Corps center at Rolling Fork will see 8-month delay
Published 11:59 am Friday, October 22, 2010
Construction of a $6 million interpretive and educational center in Rolling Fork by the U.S. Corps of Engineers has been delayed about eight months due to findings during the excavation process, a project manager said Thursday.
Philip Hollis, a Corps’ Vicksburg District senior project manager, said a contract could be awarded sometime in mid-August, and construction on the 33-acre site off U.S. 61 North will begin a month or so later. A June 2012 opening date of the nearly 4,000-square-foot center is expected.
“The complexity of the process has created several unavoidable schedule changes,” Hollis said. “I think we’ve overcome our potential problems.”
Chris Koeppel, a Corps environmental section team leader and archeologist, said he and his team, which includes the archaeology firm Panamerican Consultants, found what they believe to be a Native American burial ground.
“We knew this was a sensitive site, but we didn’t know how sensitive it was,” he said. “What we found was a complex site.”
The preserved remains, stone tools, pottery and a post date to the 1300s, he said.
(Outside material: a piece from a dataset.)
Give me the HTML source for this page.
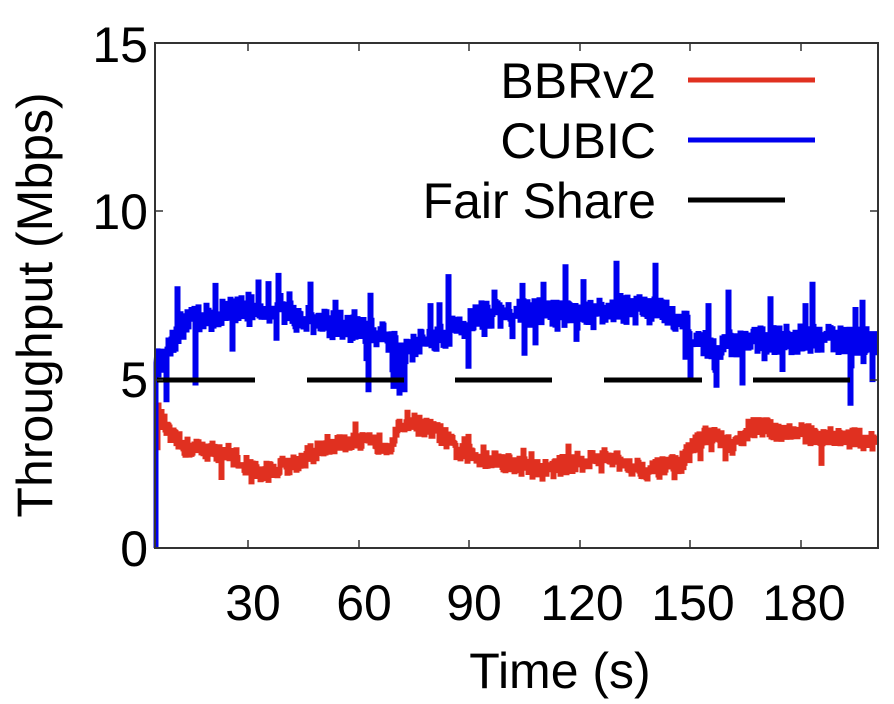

“If there was a village here, then they would have buried their dead around here,” Koeppel said. “The Corps does not want to disturb the burial ground.”
He said the Corps has met with Choctaw and Chickasaw representatives to decide where construction may begin.
The Corps purchased the land off U.S. 61, near the iconic Red Barn, from the Bernard Deaton family, who had owned it for about 100 years. The Red Barn was included in the purchase, and will be a part of the museum dedicated to Delta history, culture and wildlife.
The Corps is also working on an interpretive center in downtown Vicksburg. The dry-docked MV Mississippi at Washington and Jackson streets will be the centerpiece of the $16 million project, which has seen several delays and is expected to open in late 2011.